Pal’s interview is scheduled for August 2024.
Wait times are lower for Indian students, who make up the largest group of international students in the US. Embassies prioritize student visas, but even so, the process is far from simple, according to applicant Bikash Bhattacharya. Grabbing a slot requires repeated log-in attempts to the visa portal.
“Maybe 6 to 7 times daily at different points of time. Sometimes it’s at midnight, sometimes it’s early in the morning,” Bhattacharya said. He is supposed to start school later this month but doesn’t have a visa yet, and risks losing his PhD spot and scholarship.
Those who can’t afford to wait have one last resort: visa agents who guarantee an early slot for an extra fee. But it’s risky, Pal said.

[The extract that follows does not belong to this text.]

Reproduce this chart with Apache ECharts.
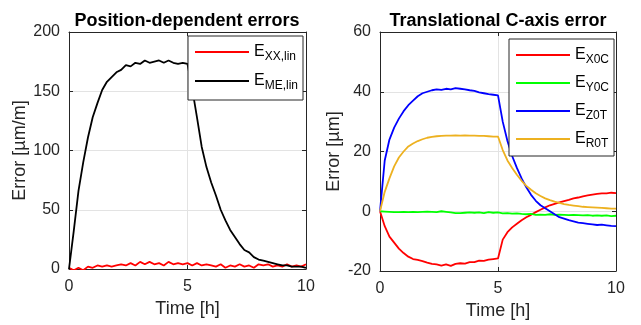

“I am expected to share my credentials with them in the first place. I’m not sure what happens with my account at that time,” he said. The so-called agents can change your account password and hold it for ransom. Pal said many of them turn out to be scammers.
The visa delay is also a diplomatic headache.
New Delhi is an important strategic partner for Washington, especially as a bulwark against Beijing’s rise.
Last year, President Joe Biden invited Prime Minister Narendra Modi for a state visit to the US. Both nations have grown closer in recent years and the Indian diaspora in the US is a key bridge between the two countries. At a panel discussion last year about US-India ties, experts said solving the visa issue should be a priority.
"Let’s make it easy to get visas to the US. That needs to happen. Let’s unleash that soft power, both the US and India. Let’s create conditions to build those people-to-people ties,” said Joseph Felter, a research fellow at the Hoover Institution, a public policy think tank at Stanford University.
Clearing visa hurdles for skilled Indian workers would help the US too, as it ramps up semiconductor production to compete with China.
“Essentially, today the US badly needs workers with basic STEM skills and is not able to produce them in sufficient volume,” said Dhruva Jaishankar, executive director at the Observer Research Foundation America.
“The only place they're going to be able to get skilled workers at the scale required is from India. So, some kind of mobility agreement between the US and India would go a long way toward benefiting both countries.”
Making people wait for visas hurts the US economy, too.
The nonprofit US Travel Association calls long visa delays a “de facto travel ban” which it estimates cost the US economy nearly $7 billion in 2023.
Long waits are also common in countries like Brazil and Mexico where there’s a large demand for visas. If delays persist, applicants like Bhattacharya may look to travel or study elsewhere.
“I am scared of going through this whole thing again,” he said. He’s now thinking of applying to study in Germany.